Monologues written by Marie Cooper. The first is ‘Six’. A dramatic monologue for a female character on the subject of bereavement, grief, guilt, motherhood, and police shooting.
Six is a monologue created by Marie Cooper, written during the inital 2020 pandemic lockdown. It is written for a female performer and reads at about four to four and a half minutes. The monologue can be read over on the New Play Exchange.
A grieving mother agonizes over how she is ever going to tell her little girl that her daddy will never be coming home.
Please do credit me if you use my monologue.
Recommended by Rachel Feeny-Williams on New Play Exchange
“ A beautifully sad piece where anyone would struggle not to shed a tear. Death can be a cliched subject to explore but I believe the phrasing here brings something new and gives the character a unique voice. It would be a powerful piece for an audition. ” – Rachel Feeny-Williams
I originally conceived the initial idea for ‘Six’ during an online playwriting workshop run by Rosa Torr on 8th July 2020 with South East Creatives.
The workshop was a fantastic twelve step process over the course of two hours that guided writers through exercises to stimulate ideas. From freewriting, prompts, questions and lists, progressing on to developing those ideas into monologues and dialogue and dropping random ideas into existing work.
It was a brilliant workshop and by the end I had pages of potential ideas, snippets of monologues and dialogue. One of the exercises had encouraged us to envision and create a location that could be set up and recorded from home in the new post-pandemic world of lockdowns and Zoom. This was particulary exciting for me as I was considering writing a monologue but had been stuck for ideas. During the exercise I created an entire list of setups. One of which was “Home in bed”.

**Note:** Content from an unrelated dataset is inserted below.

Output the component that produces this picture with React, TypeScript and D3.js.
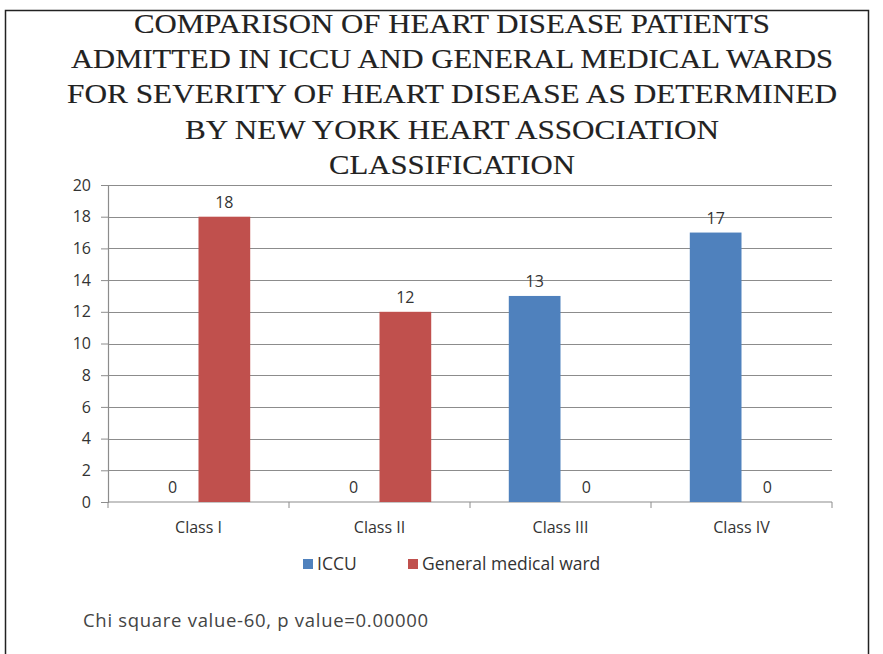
import React, { useEffect, useRef } from 'react';
import * as d3 from 'd3';

const titleLines = [
  'COMPARISON OF HEART DISEASE PATIENTS',
  'ADMITTED IN ICCU AND GENERAL MEDICAL WARDS',
  'FOR  SEVERITY OF HEART DISEASE AS DETERMINED',
  'BY NEW YORK HEART ASSOCIATION',
  'CLASSIFICATION',
];
const categories = ['Class I', 'Class II', 'Class III', 'Class IV'];
const seriesNames = ['ICCU', 'General medical ward'];
const iccu = [0, 0, 13, 17];
const generalWard = [18, 12, 0, 0];
const yTicks = [0, 2, 4, 6, 8, 10, 12, 14, 16, 18, 20];
const footnote = 'Chi square value-60, p value=0.00000';

const colors = ['#4f81bd', '#c0504d'];
// rendered widths of the title lines in the original
const titleWidths = [636, 762, 770, 534, 246];

const App = () => {
  const ref = useRef<SVGSVGElement>(null);

  useEffect(() => {
    const W = 883;
    const H = 654;
    const margin = { top: 185, right: 51, bottom: 152, left: 108 };
    const width = W - margin.left - margin.right;
    const height = H - margin.top - margin.bottom;
    const sans = '"Open Sans", Lato, sans-serif';

    const svg = d3.select(ref.current);
    svg.selectAll('*').remove();

    svg.append('rect').attr('width', W).attr('height', H).attr('fill', '#fff');

    // frame
    svg
      .append('path')
      .attr('d', `M5.5,${H} V10.5 H868.5 V${H}`)
      .attr('fill', 'none')
      .attr('stroke', '#222')
      .attr('stroke-width', 1.5);

    // title
    svg
      .append('g')
      .selectAll('text')
      .data(titleLines)
      .join('text')
      .attr('x', 452)
      .attr('y', (d, i) => 33 + i * 35.2)
      .attr('text-anchor', 'middle')
      .attr('font-family', '"Liberation Serif", "Times New Roman", serif')
      .attr('font-size', 27)
      .attr('fill', '#222')
      .attr('stroke', '#222')
      .attr('stroke-width', 0.15)
      .attr('textLength', (d, i) => titleWidths[i])
      .attr('lengthAdjust', 'spacingAndGlyphs')
      .text((d) => d);

    const g = svg.append('g').attr('transform', `translate(${margin.left},${margin.top})`);

    const x0 = d3.scaleBand().domain(categories).range([0, width]).paddingInner(0).paddingOuter(0);
    const x1 = d3
      .scaleBand()
      .domain(seriesNames)
      .range([0, x0.bandwidth()])
      .paddingInner(0)
      .paddingOuter(0.75);
    const y = d3.scaleLinear().domain([0, 20]).range([height, 0]);

    // gridlines
    g.append('g')
      .selectAll('line')
      .data(yTicks.filter((t) => t > 0))
      .join('line')
      .attr('x1', 0)
      .attr('x2', width)
      .attr('y1', (d) => Math.round(y(d)) + 0.5)
      .attr('y2', (d) => Math.round(y(d)) + 0.5)
      .attr('stroke', '#8c8c8c')
      .attr('stroke-width', 1.2);

    // y axis
    const yAxis = g
      .append('g')
      .call(d3.axisLeft(y).tickValues(yTicks).tickSize(7).tickPadding(10));
    yAxis.select('.domain').attr('stroke', '#8c8c8c').attr('stroke-width', 1.2);
    yAxis.selectAll('line').attr('stroke', '#8c8c8c');
    yAxis
      .selectAll('text')
      .attr('font-family', sans)
      .attr('font-size', 16)
      .attr('fill', '#333');

    // x axis
    const xAxisG = g.append('g').attr('transform', `translate(0,${height})`);
    xAxisG
      .append('line')
      .attr('x1', 0)
      .attr('x2', width)
      .attr('stroke', '#8c8c8c')
      .attr('stroke-width', 1.2);
    xAxisG
      .selectAll('line.tick')
      .data(d3.range(categories.length + 1))
      .join('line')
      .attr('class', 'tick')
      .attr('x1', (i) => (i === categories.length ? width : x0(categories[i])!))
      .attr('x2', (i) => (i === categories.length ? width : x0(categories[i])!))
      .attr('y1', 0)
      .attr('y2', 6)
      .attr('stroke', '#8c8c8c');
    xAxisG
      .selectAll('text')
      .data(categories)
      .join('text')
      .attr('x', (d) => x0(d)! + x0.bandwidth() / 2)
      .attr('y', 31)
      .attr('text-anchor', 'middle')
      .attr('font-family', sans)
      .attr('font-size', 16)
      .attr('fill', '#333')
      .text((d) => d);

    // bars
    const rows = categories.map((c, i) => ({
      category: c,
      values: [
        { key: seriesNames[0], value: iccu[i] },
        { key: seriesNames[1], value: generalWard[i] },
      ],
    }));

    const groups = g
      .append('g')
      .selectAll('g')
      .data(rows)
      .join('g')
      .attr('transform', (d) => `translate(${x0(d.category)},0)`);

    groups
      .selectAll('rect')
      .data((d) => d.values)
      .join('rect')
      .attr('x', (d) => x1(d.key)!)
      .attr('width', x1.bandwidth())
      .attr('y', (d) => y(d.value))
      .attr('height', (d) => height - y(d.value))
      .attr('fill', (d, i) => colors[i]);

    groups
      .selectAll('text')
      .data((d) => d.values)
      .join('text')
      .attr('x', (d) => x1(d.key)! + x1.bandwidth() / 2)
      .attr('y', (d) => y(d.value) - 9)
      .attr('text-anchor', 'middle')
      .attr('font-family', sans)
      .attr('font-size', 16)
      .attr('fill', '#333')
      .text((d) => d.value);

    // legend
    const legend = svg.append('g').attr('transform', 'translate(303,564)');
    const legendX = [0, 105];
    seriesNames.forEach((name, i) => {
      legend
        .append('rect')
        .attr('x', legendX[i])
        .attr('y', -5)
        .attr('width', 10)
        .attr('height', 10)
        .attr('fill', colors[i]);
      legend
        .append('text')
        .attr('x', legendX[i] + 14)
        .attr('y', 6)
        .attr('font-family', sans)
        .attr('font-size', 17.5)
        .attr('fill', '#333')
        .text(name);
    });

    // footnote
    svg
      .append('text')
      .attr('x', 83)
      .attr('y', 627)
      .attr('font-family', sans)
      .attr('font-size', 18.5)
      .attr('letter-spacing', 0.7)
      .attr('fill', '#444')
      .text(footnote);
  }, []);

  return (
    <div style={{ position: 'absolute', left: 0, top: 0 }}>
      <svg ref={ref} width={883} height={654} style={{ display: 'block' }} />
    </div>
  );
};

export default App;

At the time I had established a regular, daily writing routine thanks to London Writers’ Hour which I woke for, every morning, at 7am. I worked towards finishing my first play and exploring creating new work. During Writers’ Hour I took the dialogue I’d scribbled and rewrote it as a monolgoue. I then put the monologue aside as I worked on completing my full play.
I dipped back into the monologue every now and again to edit, add bits, remove bits. It was good to not look at it for a while and ocassionally revisit and read with fresh eyes.
I do keep meaning to learn it and record it, but still haven’t got round to it. But one of our lovely local actors, Helen Fullerton, very kindly read and made a recording of it so that I could hear my monologue with a voice other than my own or that inside my head.
Hearing Helen bring it alive and give good feedback on it, I felt more confident that the monologue worked well, so I posted it up on the New Play Exchange. I was surprised and happy to receive a recommendation from another NPX member (see recommendation above).